* start Collected material *

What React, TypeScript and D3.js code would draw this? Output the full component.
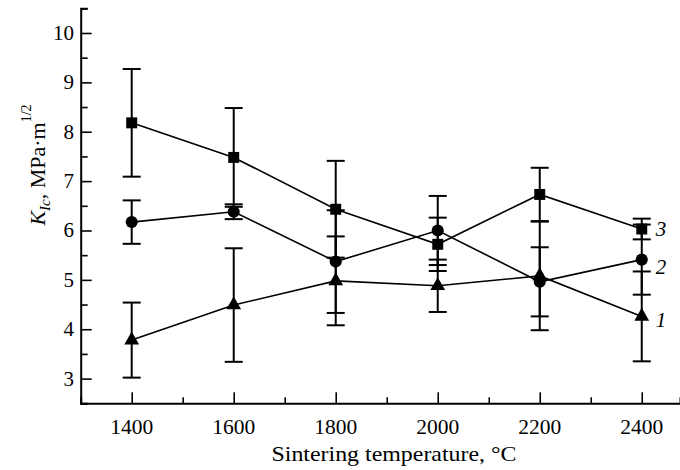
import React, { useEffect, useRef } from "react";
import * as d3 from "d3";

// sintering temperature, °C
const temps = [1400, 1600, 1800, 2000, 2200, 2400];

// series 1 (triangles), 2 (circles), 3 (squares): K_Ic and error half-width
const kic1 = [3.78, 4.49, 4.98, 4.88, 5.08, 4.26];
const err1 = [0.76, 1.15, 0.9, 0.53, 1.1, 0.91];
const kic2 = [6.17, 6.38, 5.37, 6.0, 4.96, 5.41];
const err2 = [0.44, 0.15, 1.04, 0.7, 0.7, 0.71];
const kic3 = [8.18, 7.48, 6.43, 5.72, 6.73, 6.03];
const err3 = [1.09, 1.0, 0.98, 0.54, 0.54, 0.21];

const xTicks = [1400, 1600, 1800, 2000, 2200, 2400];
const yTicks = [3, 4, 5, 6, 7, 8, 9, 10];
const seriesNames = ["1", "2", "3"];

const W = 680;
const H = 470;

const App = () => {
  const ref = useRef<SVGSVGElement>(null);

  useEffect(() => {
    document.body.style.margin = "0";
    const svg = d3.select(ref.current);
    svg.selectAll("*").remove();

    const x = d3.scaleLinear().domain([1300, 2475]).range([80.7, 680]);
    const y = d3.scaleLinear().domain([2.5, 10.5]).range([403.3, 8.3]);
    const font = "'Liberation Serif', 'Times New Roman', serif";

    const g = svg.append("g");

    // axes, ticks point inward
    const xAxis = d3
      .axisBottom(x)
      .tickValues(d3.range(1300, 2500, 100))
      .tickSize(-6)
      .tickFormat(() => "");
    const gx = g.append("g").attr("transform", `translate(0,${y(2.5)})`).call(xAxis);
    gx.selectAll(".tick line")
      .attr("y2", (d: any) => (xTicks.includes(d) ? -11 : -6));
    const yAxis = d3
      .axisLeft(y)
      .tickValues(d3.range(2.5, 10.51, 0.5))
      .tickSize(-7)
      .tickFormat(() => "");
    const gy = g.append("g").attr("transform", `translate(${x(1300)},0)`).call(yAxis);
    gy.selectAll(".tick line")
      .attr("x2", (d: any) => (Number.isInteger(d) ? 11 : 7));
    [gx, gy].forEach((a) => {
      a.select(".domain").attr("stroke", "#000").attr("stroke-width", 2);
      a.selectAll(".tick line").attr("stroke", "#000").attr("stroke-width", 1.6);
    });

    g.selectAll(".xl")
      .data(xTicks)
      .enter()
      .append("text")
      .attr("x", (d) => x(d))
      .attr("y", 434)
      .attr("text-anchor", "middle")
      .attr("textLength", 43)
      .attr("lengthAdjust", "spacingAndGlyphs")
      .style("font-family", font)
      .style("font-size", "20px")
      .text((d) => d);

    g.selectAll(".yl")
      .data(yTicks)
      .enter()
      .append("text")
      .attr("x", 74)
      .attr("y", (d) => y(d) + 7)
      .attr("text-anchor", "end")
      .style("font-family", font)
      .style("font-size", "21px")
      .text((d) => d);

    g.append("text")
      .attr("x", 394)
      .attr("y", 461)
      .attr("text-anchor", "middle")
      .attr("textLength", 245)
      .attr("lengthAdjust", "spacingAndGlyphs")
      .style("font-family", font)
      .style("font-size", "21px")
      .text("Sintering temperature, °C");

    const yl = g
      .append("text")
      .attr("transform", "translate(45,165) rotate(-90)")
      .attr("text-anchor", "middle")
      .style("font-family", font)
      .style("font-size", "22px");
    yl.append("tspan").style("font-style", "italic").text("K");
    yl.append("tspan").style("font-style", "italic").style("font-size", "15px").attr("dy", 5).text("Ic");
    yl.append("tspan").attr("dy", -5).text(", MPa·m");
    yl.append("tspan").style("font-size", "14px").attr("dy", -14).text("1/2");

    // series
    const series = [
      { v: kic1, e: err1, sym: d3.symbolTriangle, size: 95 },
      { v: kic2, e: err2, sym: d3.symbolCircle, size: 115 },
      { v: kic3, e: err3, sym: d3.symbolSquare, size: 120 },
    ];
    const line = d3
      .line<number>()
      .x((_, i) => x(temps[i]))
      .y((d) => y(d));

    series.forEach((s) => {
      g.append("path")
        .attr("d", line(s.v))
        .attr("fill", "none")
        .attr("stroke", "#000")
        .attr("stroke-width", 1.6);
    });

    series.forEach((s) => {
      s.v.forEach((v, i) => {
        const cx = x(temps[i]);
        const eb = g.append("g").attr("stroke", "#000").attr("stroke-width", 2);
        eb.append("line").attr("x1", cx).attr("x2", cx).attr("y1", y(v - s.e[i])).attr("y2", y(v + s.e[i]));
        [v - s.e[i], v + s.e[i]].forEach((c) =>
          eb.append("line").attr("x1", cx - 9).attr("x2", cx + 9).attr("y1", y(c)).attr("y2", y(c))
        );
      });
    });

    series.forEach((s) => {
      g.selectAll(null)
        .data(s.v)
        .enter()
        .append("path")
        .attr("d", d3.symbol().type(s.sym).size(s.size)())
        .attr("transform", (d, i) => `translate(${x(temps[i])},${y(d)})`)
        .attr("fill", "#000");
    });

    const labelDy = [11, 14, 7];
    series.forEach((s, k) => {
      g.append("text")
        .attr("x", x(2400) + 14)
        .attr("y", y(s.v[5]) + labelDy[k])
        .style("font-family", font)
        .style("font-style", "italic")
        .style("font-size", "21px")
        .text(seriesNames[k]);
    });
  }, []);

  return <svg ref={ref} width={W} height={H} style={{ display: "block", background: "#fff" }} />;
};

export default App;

* end Collected material *

Task to complete → From the listing, extract all text exactly as given and drop any picture.

Full response →
What React, TypeScript and D3.js code would draw this? Output the full component.
import React, { useEffect, useRef } from "react";
import * as d3 from "d3";

// sintering temperature, °C
const temps = [1400, 1600, 1800, 2000, 2200, 2400];

// series 1 (triangles), 2 (circles), 3 (squares): K_Ic and error half-width
const kic1 = [3.78, 4.49, 4.98, 4.88, 5.08, 4.26];
const err1 = [0.76, 1.15, 0.9, 0.53, 1.1, 0.91];
const kic2 = [6.17, 6.38, 5.37, 6.0, 4.96, 5.41];
const err2 = [0.44, 0.15, 1.04, 0.7, 0.7, 0.71];
const kic3 = [8.18, 7.48, 6.43, 5.72, 6.73, 6.03];
const err3 = [1.09, 1.0, 0.98, 0.54, 0.54, 0.21];

const xTicks = [1400, 1600, 1800, 2000, 2200, 2400];
const yTicks = [3, 4, 5, 6, 7, 8, 9, 10];
const seriesNames = ["1", "2", "3"];

const W = 680;
const H = 470;

const App = () => {
  const ref = useRef<SVGSVGElement>(null);

  useEffect(() => {
    document.body.style.margin = "0";
    const svg = d3.select(ref.current);
    svg.selectAll("*").remove();

    const x = d3.scaleLinear().domain([1300, 2475]).range([80.7, 680]);
    const y = d3.scaleLinear().domain([2.5, 10.5]).range([403.3, 8.3]);
    const font = "'Liberation Serif', 'Times New Roman', serif";

    const g = svg.append("g");

    // axes, ticks point inward
    const xAxis = d3
      .axisBottom(x)
      .tickValues(d3.range(1300, 2500, 100))
      .tickSize(-6)
      .tickFormat(() => "");
    const gx = g.append("g").attr("transform", `translate(0,${y(2.5)})`).call(xAxis);
    gx.selectAll(".tick line")
      .attr("y2", (d: any) => (xTicks.includes(d) ? -11 : -6));
    const yAxis = d3
      .axisLeft(y)
      .tickValues(d3.range(2.5, 10.51, 0.5))
      .tickSize(-7)
      .tickFormat(() => "");
    const gy = g.append("g").attr("transform", `translate(${x(1300)},0)`).call(yAxis);
    gy.selectAll(".tick line")
      .attr("x2", (d: any) => (Number.isInteger(d) ? 11 : 7));
    [gx, gy].forEach((a) => {
      a.select(".domain").attr("stroke", "#000").attr("stroke-width", 2);
      a.selectAll(".tick line").attr("stroke", "#000").attr("stroke-width", 1.6);
    });

    g.selectAll(".xl")
      .data(xTicks)
      .enter()
      .append("text")
      .attr("x", (d) => x(d))
      .attr("y", 434)
      .attr("text-anchor", "middle")
      .attr("textLength", 43)
      .attr("lengthAdjust", "spacingAndGlyphs")
      .style("font-family", font)
      .style("font-size", "20px")
      .text((d) => d);

    g.selectAll(".yl")
      .data(yTicks)
      .enter()
      .append("text")
      .attr("x", 74)
      .attr("y", (d) => y(d) + 7)
      .attr("text-anchor", "end")
      .style("font-family", font)
      .style("font-size", "21px")
      .text((d) => d);

    g.append("text")
      .attr("x", 394)
      .attr("y", 461)
      .attr("text-anchor", "middle")
      .attr("textLength", 245)
      .attr("lengthAdjust", "spacingAndGlyphs")
      .style("font-family", font)
      .style("font-size", "21px")
      .text("Sintering temperature, °C");

    const yl = g
      .append("text")
      .attr("transform", "translate(45,165) rotate(-90)")
      .attr("text-anchor", "middle")
      .style("font-family", font)
      .style("font-size", "22px");
    yl.append("tspan").style("font-style", "italic").text("K");
    yl.append("tspan").style("font-style", "italic").style("font-size", "15px").attr("dy", 5).text("Ic");
    yl.append("tspan").attr("dy", -5).text(", MPa·m");
    yl.append("tspan").style("font-size", "14px").attr("dy", -14).text("1/2");

    // series
    const series = [
      { v: kic1, e: err1, sym: d3.symbolTriangle, size: 95 },
      { v: kic2, e: err2, sym: d3.symbolCircle, size: 115 },
      { v: kic3, e: err3, sym: d3.symbolSquare, size: 120 },
    ];
    const line = d3
      .line<number>()
      .x((_, i) => x(temps[i]))
      .y((d) => y(d));

    series.forEach((s) => {
      g.append("path")
        .attr("d", line(s.v))
        .attr("fill", "none")
        .attr("stroke", "#000")
        .attr("stroke-width", 1.6);
    });

    series.forEach((s) => {
      s.v.forEach((v, i) => {
        const cx = x(temps[i]);
        const eb = g.append("g").attr("stroke", "#000").attr("stroke-width", 2);
        eb.append("line").attr("x1", cx).attr("x2", cx).attr("y1", y(v - s.e[i])).attr("y2", y(v + s.e[i]));
        [v - s.e[i], v + s.e[i]].forEach((c) =>
          eb.append("line").attr("x1", cx - 9).attr("x2", cx + 9).attr("y1", y(c)).attr("y2", y(c))
        );
      });
    });

    series.forEach((s) => {
      g.selectAll(null)
        .data(s.v)
        .enter()
        .append("path")
        .attr("d", d3.symbol().type(s.sym).size(s.size)())
        .attr("transform", (d, i) => `translate(${x(temps[i])},${y(d)})`)
        .attr("fill", "#000");
    });

    const labelDy = [11, 14, 7];
    series.forEach((s, k) => {
      g.append("text")
        .attr("x", x(2400) + 14)
        .attr("y", y(s.v[5]) + labelDy[k])
        .style("font-family", font)
        .style("font-style", "italic")
        .style("font-size", "21px")
        .text(seriesNames[k]);
    });
  }, []);

  return <svg ref={ref} width={W} height={H} style={{ display: "block", background: "#fff" }} />;
};

export default App;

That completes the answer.